The streets are Vietnam’s coliseum. Especially in cities, they are the forum where society’s biggest conflicts — between government control and personal freedom, between the elites seeking harmony and strivers seeking income — have long played out.

In 1989, as the state laid off more than a million people, an admission that Soviet-style central planning had not delivered economic growth, private enterprise was legalized on the streets. A small-business revolution followed, with tiny plastic chairs and sidewalk sales.

Home, work and road rapidly merged. Street-front living rooms became stores. Motorbikes and food carts swarmed sidewalks. Pedestrians, an afterthought, walked in traffic.

The government has at times tried to bring order to particular areas. More than a decade ago, an anthropologist at Yale saw in such efforts “a convergence between the disciplinary goals of the late socialist Vietnamese state and the interests of an emerging propertied class.”

But like the tropical vegetation that grows wild at the cities’ edges, Vietnam’s irreverent urban culture has resisted being tamed.

In 2007, when the government decided to force motorbike drivers to wear helmets, obedience blended with mock compliance. Some people strapped kitchen pots to their heads. Many still wear headgear shaped like a baseball cap, and not much safer than one.

When the police started aggressively targeting drunken driving a few years ago by sharply raising fines and confiscating vehicles, many of the violators just left their motorbikes behind rather than paying to get them back.

Now another backlash is brewing. Millions of dollars are pouring in (Ho Chi Minh City reported that ticket revenue jumped 35 percent in the law’s first two weeks). Many see the new rules, along with added cameras and a provision offering rewards for snitches, as more about institutional greed than safety.

“The police just want to take as much money as they can,” said Dinh Ngoc Quang, a motorbike taxi driver, as he was waiting for customers at an intersection in Hanoi, Vietnam’s capital. “The higher fines hit the pocket of lower-income people like me the hardest.”

As the traffic lights turned red, the rush of motorbikes and cars — usually constant — suddenly stopped.

“It’s nice to have traffic order, but how about the life of poor people like us who need to work on the street every day?” he added.

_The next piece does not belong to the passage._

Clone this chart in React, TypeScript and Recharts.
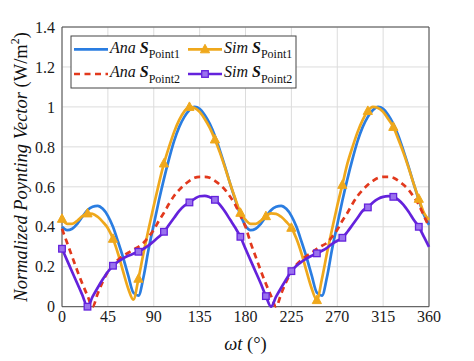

Some drivers have called the new law oppressive, authoritarian and exploitative. Many complain that the fines are far too high, and that their usual trips take twice as long, eating into the earnings of taxi and truck drivers, or those of anyone relying on efficient delivery. Memes about ambulances getting stuck for hours and people getting rich (or punched) for reporting red-light violators have spread on social media.

Caution, by all accounts, has disrupted the flow.

In major cities, motorbikes playing by the old rules now frequently rear-end drivers trying to be careful, stopping early, sometimes even when lights are green. Truck drivers have paused wherever they could to avoid fines for working too many hours straight. Intersections are now noticeably louder, as honking drivers squeal where traffic used to gurgle and move like a river around stones.

“We’re stuck everywhere, all the time,” said Huynh Van Mai, a truck driver who makes regular trips between Ho Chi Minh City and the port of Vung Tau, about 60 miles away.

“It’s stressful,” he added, taking a break near a logistics hub with towers of shipping containers stacked behind him. “There are so many changes in the laws.”

And yet, as many acknowledge, there is a logic to the effort. Since stepped-up enforcement started, beer sales have fallen by 25 percent, and drunken driving has declined across Vietnam.

Vietnam’s national leaders — just a few months into power, with many who started their careers in state security — are eager to go further. The pursuit of safety and government surveillance seem to be aligned: In Hanoi, officials announced a plan last week to add 40,000 cameras to the roughly 20,000 already in place across the capital.

But in such a young country, with an average age of around 32, compared to nearly 40 for the United States and China, the government seems to realize that some rebellion is inevitable.

When it comes to driving, preaching patience is one response. As a columnist in one newspaper recently wrote: “Hours of traffic jams are like a large-scale rehearsal for society where each person must learn to adjust themselves, accept limitations and interact with others.”

In some places, concessions to pragmatism have also been made. After 10 days of complaints, Ho Chi Minh City sent out teams to install signals allowing motorbikes to turn right on red at 50 intersections. In Hanoi, the local authorities have also moved to adjust some traffic lights.

A twitchy balance between chaos and order has started to emerge. Though some motorbike riders still speed against traffic, and on sidewalks, far more stop when they should alongside the country’s growing ranks of cars and trucks.

Sensing success, some commentators have begun to wonder what else could be changed with large fines — perhaps big tickets for littering would help reduce trash all over the country?

“It takes time and effort to promote a civilized style,” said Nguyen Ngoc Dien, a former deputy rector at the University of Economics and Law at Vietnam National University in Ho Chi Minh City. “These new traffic regulations are part of that effort.”